Last night my parents came to town and we had a lovely dinner together. It's astonishing how rewarding it is to spend time with people I've always known. Real family, real community, real love, is endlessly replenishing.
Dad told a cute story about how as a boy he used to catch catfish that rose to the surface of the sewage-polluted lake and then sell them to fish dealers, who shipped these poop-eatin' fish to fancy city restaurants. It reminded me of the damage we're doing to aquatic life, and of how time has passed since Dad was a boy, since I was a boy. It also reminded me of a recent trip to The McWane Center with a friend who was my almost-semi-girlfriend. The center had catfish and such critters on display, and she told me specifics about the needs of these animals, and the damage we're doing to them. It's no complement to say that thinking of ugly ol' catfish reminded me of her, but so it goes. (She's much cuter than catfish... ah me.) A tale of catfish triggered thoughts of the passage of time, the inevitability of mortality, environmental holocaust, and dashed hopes for romance. The fact that I don't think I betrayed any overflow of emotion is a testimony to my stiff, inexpressive nature. Every once in a while it pays off.

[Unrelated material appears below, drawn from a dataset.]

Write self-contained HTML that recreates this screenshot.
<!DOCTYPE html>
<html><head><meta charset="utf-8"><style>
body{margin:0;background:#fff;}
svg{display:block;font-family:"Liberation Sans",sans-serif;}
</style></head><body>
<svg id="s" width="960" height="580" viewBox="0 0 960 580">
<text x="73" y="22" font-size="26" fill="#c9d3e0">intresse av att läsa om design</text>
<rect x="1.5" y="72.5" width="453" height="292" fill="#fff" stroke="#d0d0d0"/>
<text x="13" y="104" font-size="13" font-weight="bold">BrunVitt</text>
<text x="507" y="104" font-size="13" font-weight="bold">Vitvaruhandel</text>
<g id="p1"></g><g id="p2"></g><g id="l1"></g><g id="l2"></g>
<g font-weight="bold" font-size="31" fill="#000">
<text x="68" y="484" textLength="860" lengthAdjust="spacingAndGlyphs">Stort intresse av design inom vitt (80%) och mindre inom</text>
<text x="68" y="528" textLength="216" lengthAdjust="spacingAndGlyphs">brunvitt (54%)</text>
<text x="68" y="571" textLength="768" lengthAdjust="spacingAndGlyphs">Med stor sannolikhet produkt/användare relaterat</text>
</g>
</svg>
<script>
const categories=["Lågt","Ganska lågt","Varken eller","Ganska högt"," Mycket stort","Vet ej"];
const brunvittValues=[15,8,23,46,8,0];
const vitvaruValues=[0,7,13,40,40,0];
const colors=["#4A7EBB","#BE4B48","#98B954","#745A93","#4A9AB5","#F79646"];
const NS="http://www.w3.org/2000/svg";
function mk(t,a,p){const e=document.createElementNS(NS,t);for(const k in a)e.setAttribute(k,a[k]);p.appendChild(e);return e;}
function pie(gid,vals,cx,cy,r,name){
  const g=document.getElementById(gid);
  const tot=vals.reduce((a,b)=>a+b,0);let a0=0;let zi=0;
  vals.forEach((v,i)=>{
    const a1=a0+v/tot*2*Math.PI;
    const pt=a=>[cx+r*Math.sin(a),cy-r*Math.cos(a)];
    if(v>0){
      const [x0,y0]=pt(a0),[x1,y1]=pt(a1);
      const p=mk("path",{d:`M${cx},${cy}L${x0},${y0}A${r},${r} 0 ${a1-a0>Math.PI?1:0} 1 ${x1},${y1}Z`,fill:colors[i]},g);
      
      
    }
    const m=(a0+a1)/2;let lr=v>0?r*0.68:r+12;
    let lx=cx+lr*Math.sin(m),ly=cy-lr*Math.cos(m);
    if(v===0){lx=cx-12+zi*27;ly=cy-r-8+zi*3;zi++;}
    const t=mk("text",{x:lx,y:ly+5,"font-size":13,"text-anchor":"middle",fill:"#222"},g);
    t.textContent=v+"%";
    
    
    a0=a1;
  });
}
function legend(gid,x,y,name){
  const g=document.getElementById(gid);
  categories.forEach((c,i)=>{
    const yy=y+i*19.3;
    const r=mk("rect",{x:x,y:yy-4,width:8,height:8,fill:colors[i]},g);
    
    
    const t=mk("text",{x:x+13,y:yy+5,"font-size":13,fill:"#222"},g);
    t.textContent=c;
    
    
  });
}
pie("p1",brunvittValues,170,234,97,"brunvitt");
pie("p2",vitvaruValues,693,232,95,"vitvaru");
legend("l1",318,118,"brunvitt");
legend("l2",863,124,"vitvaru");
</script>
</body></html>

On a different topic, I've posted before about why I love Texas Chainsaw Massacre, but there's more to say. I'm inspired in part by a hysterical editorial someone showed me (and I'm not going to give it the dignity of a link) which blames a class on horror movies (including TCM) and lit for warping that V. Tech school shooter's mind. The editorial insists that there's a very simple choice between being a Christian or enjoying horror stories.
I've spent way more time watching and reading horror stuff than the VTech killer did in his life, and guess how many people I've killed? Go on, guess. (Hint: 33 fewer than he did. I suspect people who find TCM's horror to be incompatible with Christianity would be equally against Flannery O'Connor's horrific, gruesome, nastily funny, and deeply Christian stories. If O'Connor had been a low-budget filmmaker in the seventies, she might have made TCM.)
Something I love about TCM is a transubstantiation that takes place midway through the film. The protagonists in this film are, to me at least, really annoying, whiny, bickering, unlikable kids. They spend about half an hour getting on each others' (and my) nerves.
Then they get attacked by sickos and I start rooting for them to escape and survive.
Granted this viewer-response stuff is pretty relative, but for me it's a pretty remarkable shift. Usually in a movie when one goes from disliking a character to rooting for the character it's usually because the character changes to a more sympathetic type or because the film gradually reveals that the character is more sympathetic than s/he initially appeared to be. But here the shift is purely circumstantial; once these annoying characters (or more accurately, characters whom I find annoying) become sympathetic (or more accurately, become sympathetic to me) it reveals to me that people have worth, their lives are important, even when I don't have any compelling reason to "like" them. For me this movie remains an overwhelming affirmation of the worth of human life.
The other thing that inspires me to post about this is a dream I had last night in which I'd bought a new chainsaw and was testing it on a log in the back yard. The chainsaw turned out to have a flexible blade which swiveled and sliced my wrist. This was probably inpired more by the Robert Frost poem Out, Out than by TCM, but it was a prototypical horror dream. One message of horror is that our attempts to cut will cut us. Our attempts to hurt will hurt us. Our attempts to rule will rule us. The VTech killer was too callow to read these horror texts with any insight, or they would have helped him heal. So it goes when you hide inside yourself and stew in your own juices; You can't interpret anything. You can only accept or reject input based on whether it appeals to your undeveloped palate.